J’aimerais avoir un « skills coach ». Quelqu’un capable de développer les joueurs au niveau technique, que ce soit le patinage, le maniement du palet, ou le lancer. Ce sont des choses très à la mode chez nous (au Québec). Souvent les skills coach commencent à entraîner des jeunes de dix ans et quand ils arrivent en Juniors ils ont des feintes incroyables.

Qu’importe la nationalité, je regarde des joueurs avec un IQ hockey élevé

Sur le marché des joueurs étrangers, quelle est votre ligne directrice pendant l’intersaison ?

C’est l’offre et la demande. Si je veux avoir un joueur il faut qu’il rentre dans les prix. Il nous faut si possible des joueurs célibataires et qui veulent demeurer avec d’autres coéquipiers parce qu’on n’a pas suffisamment d’appartements. Qu’importe la nationalité, je regarde des joueurs avec un IQ hockey élevé. Ce n’est pas une question de patin, si le joueur est intelligent, tu peux faire des jeux sinon tu ne peux rien faire.

Vous aimez bien ramener des Québécois, pourquoi, est-ce une question de culture ?

Au niveau du langage c’est plus facile. Surtout, je sais tout sur eux ! Lorsque je demande à un entraîneur québécois ce qu’il pense d’un joueur, il va tout me dire de A à Z. Quand je demande à des entraîneurs américains ou à des agents, ils vont tous me dire que c’est un « great guy », « great hockey player ». C’est tout le temps, « il est bon », « il est bon ». Ils ne vont jamais dire les défauts.

Les Québécois disent ce qu’ils pensent, c’est dans nos habitudes, donc la communication est plus facile.

Les Québécois disent ce qu’ils pensent, c’est dans nos habitudes, donc la communication est plus facile. C’est pour ça que des fois c’est plus difficile d’aller chercher des joueurs dans d’autres pays parce qu’ils vont toujours vanter les forces sans accepter de dire les défauts.

Vous avez un contrat de deux saisons avec Amiens, le président a réaffirmé son intention d’intégrer le Top 4, quelle est votre vision sur le sportif ?

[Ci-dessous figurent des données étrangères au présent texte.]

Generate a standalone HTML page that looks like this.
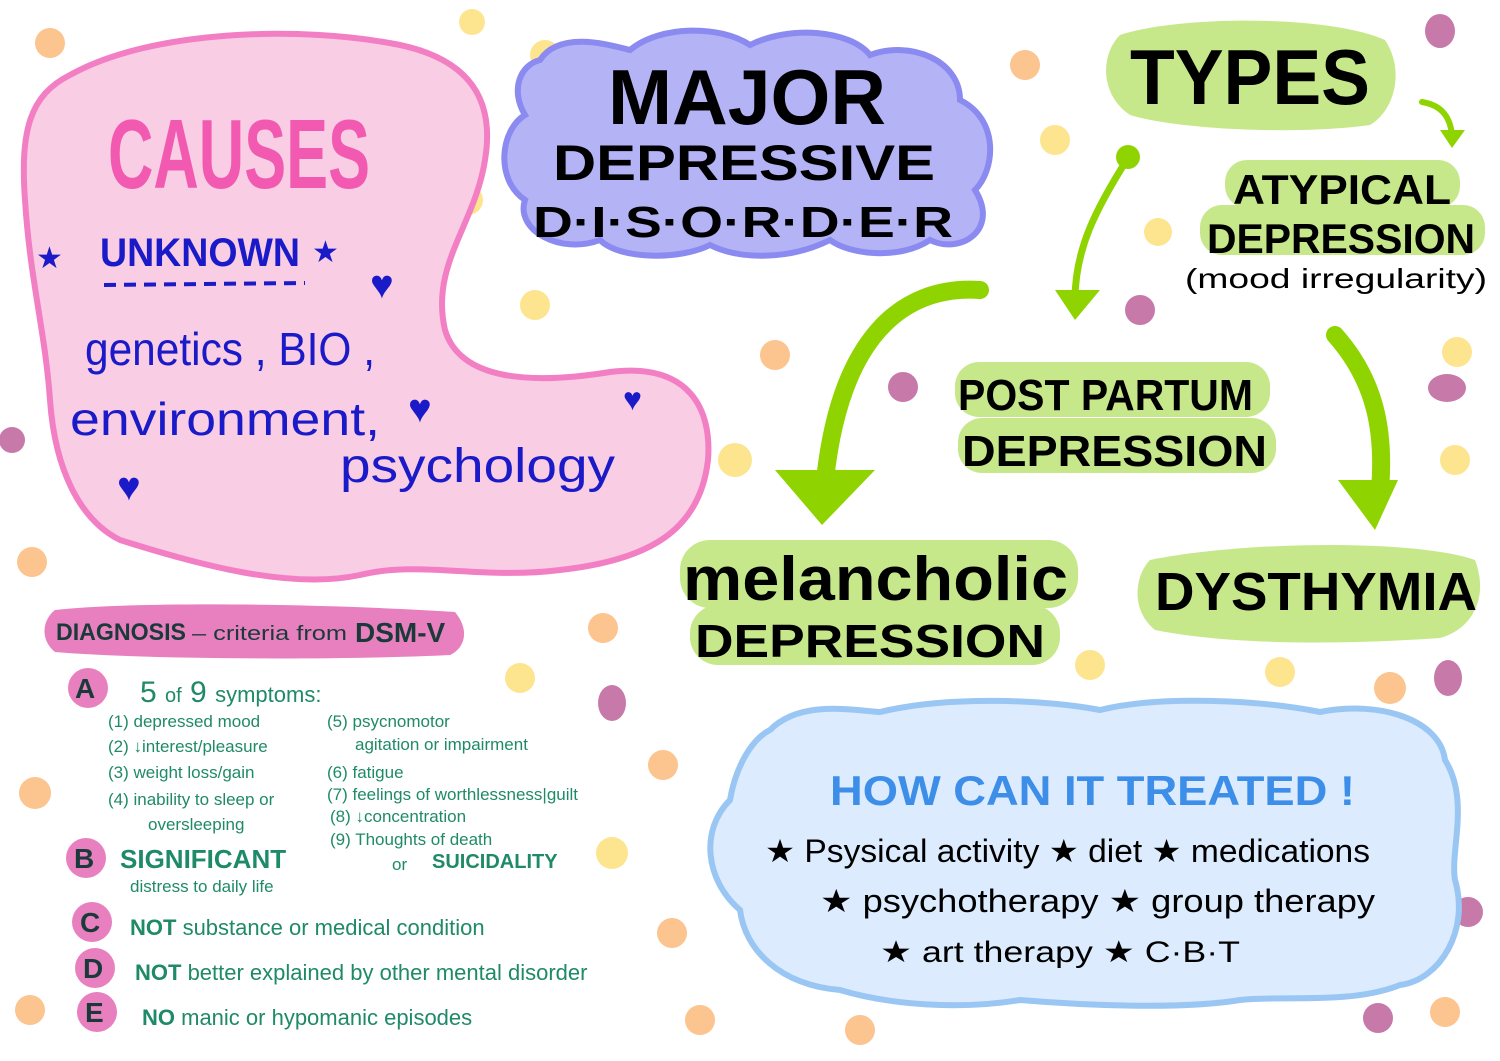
<!DOCTYPE html>
<html><head><meta charset="utf-8"><style>
html,body{margin:0;padding:0;background:#fff;}
svg{display:block;}
text{font-family:"Liberation Sans",sans-serif;}
.b{font-weight:bold;}
.g{fill:#1f8a68;}
</style></head><body>
<svg width="1500" height="1061" viewBox="0 0 1500 1061" xmlns="http://www.w3.org/2000/svg">
<rect width="1500" height="1061" fill="#fff"/>
<g>
<circle cx="50" cy="43" r="15" fill="#fcc48e"/>
<circle cx="545" cy="55" r="15" fill="#fde58f"/>
<circle cx="472" cy="22" r="13" fill="#fde58f"/>
<ellipse cx="1440" cy="31" rx="15" ry="17" fill="#c779a9"/>
<circle cx="1025" cy="65" r="15" fill="#fcc48e"/>
<circle cx="1055" cy="140" r="15" fill="#fde58f"/>
<circle cx="468" cy="200" r="15" fill="#fde58f"/>
<circle cx="535" cy="305" r="15" fill="#fde58f"/>
<circle cx="1158" cy="232" r="14" fill="#fde58f"/>
<circle cx="1140" cy="310" r="15" fill="#c779a9"/>
<circle cx="775" cy="355" r="15" fill="#fcc48e"/>
<circle cx="1457" cy="352" r="15" fill="#fde58f"/>
<circle cx="903" cy="387" r="15" fill="#c779a9"/>
<ellipse cx="1447" cy="388" rx="19" ry="14" fill="#c779a9"/>
<circle cx="12" cy="440" r="13" fill="#c779a9"/>
<circle cx="735" cy="460" r="17" fill="#fde58f"/>
<circle cx="1455" cy="460" r="15" fill="#fde58f"/>
<circle cx="32" cy="562" r="15" fill="#fcc48e"/>
<circle cx="232" cy="557" r="16" fill="#fcc48e"/>
<circle cx="603" cy="628" r="15" fill="#fcc48e"/>
<circle cx="520" cy="678" r="15" fill="#fde58f"/>
<circle cx="1090" cy="665" r="15" fill="#fde58f"/>
<circle cx="1280" cy="672" r="15" fill="#fde58f"/>
<circle cx="1390" cy="688" r="16" fill="#fcc48e"/>
<ellipse cx="1448" cy="678" rx="14" ry="18" fill="#c779a9"/>
<ellipse cx="612" cy="703" rx="14" ry="18" fill="#c779a9"/>
<circle cx="663" cy="765" r="15" fill="#fcc48e"/>
<circle cx="35" cy="793" r="16" fill="#fcc48e"/>
<circle cx="612" cy="853" r="16" fill="#fde58f"/>
<circle cx="672" cy="933" r="15" fill="#fcc48e"/>
<circle cx="1468" cy="912" r="15" fill="#c779a9"/>
<circle cx="30" cy="1010" r="15" fill="#fcc48e"/>
<circle cx="700" cy="1020" r="15" fill="#fcc48e"/>
<circle cx="860" cy="1030" r="15" fill="#fcc48e"/>
<circle cx="1378" cy="1018" r="15" fill="#c779a9"/>
<circle cx="1445" cy="1012" r="15" fill="#fcc48e"/>
</g>
<path d="M70,75 C150,30 300,25 400,45 C470,60 495,100 485,160 C475,225 430,265 445,330 C460,380 530,385 610,372 C690,362 712,410 708,460 C700,530 650,560 560,570 C480,580 420,560 360,575 C290,590 200,565 120,540 C80,520 55,470 50,400 C45,330 30,280 25,200 C20,130 30,95 70,75 Z" fill="#f9cde3" stroke="#f27fc4" stroke-width="6"/>
<text x="108" y="188" font-size="98" fill="#f25ab2" class="b" textLength="262" lengthAdjust="spacingAndGlyphs">CAUSES</text>
<text x="36" y="268" font-size="30" fill="#1a1ac8">★</text>
<text x="100" y="266" font-size="40" fill="#1a1ac8" class="b" textLength="200" lengthAdjust="spacingAndGlyphs">UNKNOWN</text>
<text x="312" y="262" font-size="30" fill="#1a1ac8">★</text>
<line x1="104" y1="285" x2="305" y2="283" stroke="#1a1ac8" stroke-width="4" stroke-dasharray="12,8"/>
<text x="85" y="365" font-size="46" fill="#1a1ac8" textLength="290" lengthAdjust="spacingAndGlyphs">genetics , BIO ,</text>
<text x="70" y="435" font-size="46" fill="#1a1ac8" textLength="310" lengthAdjust="spacingAndGlyphs">environment,</text>
<text x="340" y="482" font-size="48" fill="#1a1ac8" textLength="275" lengthAdjust="spacingAndGlyphs">psychology</text>
<g fill="#1a1ac8" font-size="40"><text x="370" y="298">♥</text><text x="408" y="422">♥</text><text x="623" y="410" font-size="32">♥</text><text x="117" y="500">♥</text></g>
<path d="M540,60 C560,30 610,45 630,50 C660,25 720,25 750,45 C790,25 850,30 870,55 C910,40 960,60 960,100 C1000,120 995,170 975,190 C1000,230 960,255 930,240 C900,260 850,255 830,240 C790,260 740,260 710,245 C680,260 620,260 600,240 C560,255 515,230 525,200 C495,180 500,130 525,115 C510,90 520,65 540,60 Z" fill="#b3b3f5" stroke="#8a8af0" stroke-width="6"/>
<text x="608" y="124" font-size="78" class="b" fill="#000" textLength="278" lengthAdjust="spacingAndGlyphs">MAJOR</text>
<text x="553" y="180" font-size="50" class="b" fill="#000" textLength="382" lengthAdjust="spacingAndGlyphs">DEPRESSIVE</text>
<text x="533" y="237" font-size="44" class="b" fill="#000" textLength="420" lengthAdjust="spacingAndGlyphs">D·I·S·O·R·D·E·R</text>
<g fill="#c7e88a">
<path d="M1120,35 C1180,15 1330,15 1385,40 C1405,70 1395,110 1370,125 C1300,135 1180,130 1130,115 C1100,95 1100,55 1120,35Z"/>
<rect x="1225" y="160" width="235" height="48" rx="22"/>
<rect x="1200" y="205" width="285" height="50" rx="22"/>
<rect x="955" y="362" width="315" height="55" rx="24"/>
<rect x="958" y="418" width="318" height="55" rx="24"/>
<rect x="680" y="540" width="398" height="68" rx="30"/>
<rect x="690" y="605" width="370" height="60" rx="28"/>
<path d="M1150,560 C1250,540 1420,540 1475,560 C1490,600 1470,630 1440,638 C1340,645 1230,645 1155,630 C1130,610 1135,575 1150,560Z"/>
</g>
<text x="1130" y="104" font-size="78" class="b" fill="#000" textLength="240" lengthAdjust="spacingAndGlyphs">TYPES</text>
<text x="1233" y="204" font-size="42" class="b" fill="#000" textLength="218" lengthAdjust="spacingAndGlyphs">ATYPICAL</text>
<text x="1207" y="253" font-size="42" class="b" fill="#000" textLength="268" lengthAdjust="spacingAndGlyphs">DEPRESSION</text>
<text x="1185" y="288" font-size="28" fill="#000" textLength="302" lengthAdjust="spacingAndGlyphs">(mood irregularity)</text>
<text x="958" y="410" font-size="44" class="b" fill="#000" textLength="295" lengthAdjust="spacingAndGlyphs">POST PARTUM</text>
<text x="962" y="466" font-size="44" class="b" fill="#000" textLength="305" lengthAdjust="spacingAndGlyphs">DEPRESSION</text>
<text x="683" y="600" font-size="62" class="b" fill="#000" textLength="385" lengthAdjust="spacingAndGlyphs">melancholic</text>
<text x="695" y="657" font-size="46" class="b" fill="#000" textLength="350" lengthAdjust="spacingAndGlyphs">DEPRESSION</text>
<text x="1155" y="610" font-size="54" class="b" fill="#000" textLength="322" lengthAdjust="spacingAndGlyphs">DYSTHYMIA</text>
<g stroke="#8fd400" fill="none" stroke-linecap="round">
<path d="M980,290 C900,285 840,340 825,480" stroke-width="18"/>
<path d="M1128,158 C1095,210 1075,250 1075,300" stroke-width="7"/>
<path d="M1335,335 C1375,380 1385,430 1380,490" stroke-width="18"/>
<path d="M1422,102 C1440,105 1450,115 1452,135" stroke-width="6"/>
</g>
<g fill="#8fd400">
<circle cx="1128" cy="157" r="12"/>
<polygon points="775,470 875,470 822,525"/>
<polygon points="1055,290 1100,290 1075,320"/>
<polygon points="1338,480 1398,480 1375,530"/>
<polygon points="1440,130 1465,130 1452,148"/>
</g>
<path d="M770,730 C800,700 850,710 880,712 C950,695 1050,700 1100,710 C1160,695 1260,700 1320,712 C1380,700 1440,720 1445,760 C1470,800 1450,850 1455,880 C1470,930 1440,980 1400,985 C1350,1005 1280,995 1240,1000 C1180,1010 1080,1005 1020,1000 C960,1010 890,1005 840,990 C780,985 745,950 740,910 C705,880 700,830 730,800 C735,770 750,740 770,730 Z" fill="#dcebfd" stroke="#9ac6f4" stroke-width="6"/>
<text x="830" y="805" font-size="42" class="b" fill="#3d8ee8" textLength="525" lengthAdjust="spacingAndGlyphs">HOW CAN IT TREATED !</text>
<text x="765" y="862" font-size="32" fill="#000" textLength="605" lengthAdjust="spacingAndGlyphs">★ Psysical activity ★ diet ★ medications</text>
<text x="820" y="912" font-size="32" fill="#000" textLength="555" lengthAdjust="spacingAndGlyphs">★ psychotherapy ★ group therapy</text>
<text x="880" y="962" font-size="30" fill="#000" textLength="360" lengthAdjust="spacingAndGlyphs">★ art therapy ★ C·B·T</text>
<path d="M55,610 C150,600 350,605 455,612 C470,630 465,648 450,655 C350,660 150,660 55,652 C40,640 42,620 55,610Z" fill="#e87fbf"/>
<text x="56" y="640" font-size="24" class="b" fill="#1a3a3a" textLength="130" lengthAdjust="spacingAndGlyphs">DIAGNOSIS</text>
<text x="192" y="640" font-size="20" fill="#1a3a3a" textLength="155" lengthAdjust="spacingAndGlyphs">– criteria from</text>
<text x="355" y="642" font-size="28" class="b" fill="#1a3a3a">DSM-V</text>
<g fill="#e87fbf">
<circle cx="88" cy="688" r="20"/><circle cx="86" cy="858" r="20"/><circle cx="92" cy="922" r="20"/><circle cx="95" cy="968" r="20"/><circle cx="97" cy="1012" r="20"/>
</g>
<g font-size="28" class="b" fill="#1a3a3a">
<text x="75" y="698">A</text><text x="74" y="868">B</text><text x="80" y="932">C</text><text x="83" y="978">D</text><text x="85" y="1022">E</text>
</g>
<g class="g" font-size="17">
<text x="140" y="702" font-size="30">5 <tspan font-size="20">of</tspan> 9 <tspan font-size="22">symptoms:</tspan></text>
<text x="108" y="727">(1) depressed mood</text>
<text x="108" y="752">(2) ↓interest/pleasure</text>
<text x="108" y="778">(3) weight loss/gain</text>
<text x="108" y="805">(4) inability to sleep or</text>
<text x="148" y="830">oversleeping</text>
<text x="327" y="727">(5) psycnomotor</text>
<text x="355" y="750">agitation or impairment</text>
<text x="327" y="778">(6) fatigue</text>
<text x="327" y="800">(7) feelings of worthlessness|guilt</text>
<text x="330" y="822">(8) ↓concentration</text>
<text x="330" y="845">(9) Thoughts of death</text>
<text x="392" y="870">or</text>
<text x="432" y="868" font-size="20" class="b">SUICIDALITY</text>
<text x="120" y="868" font-size="26" class="b">SIGNIFICANT</text>
<text x="130" y="892">distress to daily life</text>
<text x="130" y="935" font-size="22"><tspan class="b">NOT</tspan> substance or medical condition</text>
<text x="135" y="980" font-size="22"><tspan class="b">NOT</tspan> better explained by other mental disorder</text>
<text x="142" y="1025" font-size="22"><tspan class="b">NO</tspan>  manic or hypomanic episodes</text>
</g>
</svg>
</body></html>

Je ne parle jamais de Top 4, je parle toujours de faire les play-offs. On l’a vu cette saison tout s’est joué sur la dernière journée. Il y a des choses que l’on doit changer, il y a des styles de joueurs que je veux aller chercher. Plus intelligents, plus créatifs. Le hockey change. L’éthique Gothique c’est une chose, mais le hockey se joue plus sur le patin et la possession du palet qu’auparavant. Il faut des joueurs techniquement plus forts pour pouvoir performer. Il y a une époque j’adorais jouer contre Gap parce que c’était une équipe très intense comme nous, maintenant si on regarde une équipe qui performe bien dans notre ligue c’est Cergy. Ils ne vont pas frapper mais plutôt patiner, bien bouger le palet et être dans le contrôle. C’est un exemple à suivre. Le hockey va dans cette direction.